How much grout do I need? One 25 lb bag of grout covers roughly 75 square feet for 12-inch tiles with standard 3/16-inch joints, so one bag covers a 6x8 floor with room to spare. Larger grout joints or smaller tiles consume grout faster.
Do I need backerboard under floor tile in a mudroom? Yes, unless your subfloor is a concrete slab. Over wood subfloor, cement backerboard prevents flex that cracks grout and tile. A 6x8 mudroom requires 4 sheets of 3x5 backerboard to cover 48 sq ft.
What if I'm using a diagonal or herringbone pattern? Diagonal layouts waste more tile because edge cuts produce large triangular offcuts. Use a 15% waste factor for diagonal and 20% for herringbone. For this same 6x8 room, that bumps your tile count to 55 (15%) or 58 (20%).
Can I use a tile size other than 12 inches in this calculator? Yes—change the tile size input to any square tile dimension in inches. Smaller tiles like 4x4 produce more cuts per row and often need a higher waste factor (12–15%) even for straight lay.
Should I buy extra tiles beyond the calculator's result? Order at least one extra box from the same dye lot if the project allows. Dye lots vary, and replacement tiles bought later may not match exactly. Leftover tiles also cover future repairs.
How do I calculate tiles for an irregular mudroom shape? Split the floor into rectangles, run the calculator for each section separately, then add the tile counts together. Don't apply the waste factor twice—apply it once to the total.

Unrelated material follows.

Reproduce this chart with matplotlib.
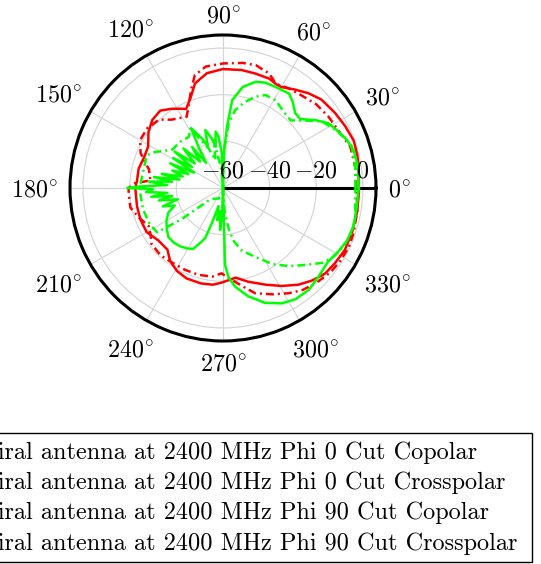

Does the calculator account for grout joint width? No—grout joints are thin enough (typically 3/16 inch for 12-in tile) that their effect on tile count is negligible. At 3/16-inch joints across a 6x8 room, you'd save less than one tile, which the waste factor already absorbs.
What's the standard tile size for mudroom floors? 12x12 and 18x18 are the most common for mudrooms because they're durable, easy to clean, and keep grout joint counts manageable. Mosaic or small-format tiles work but require significantly more labor and grout.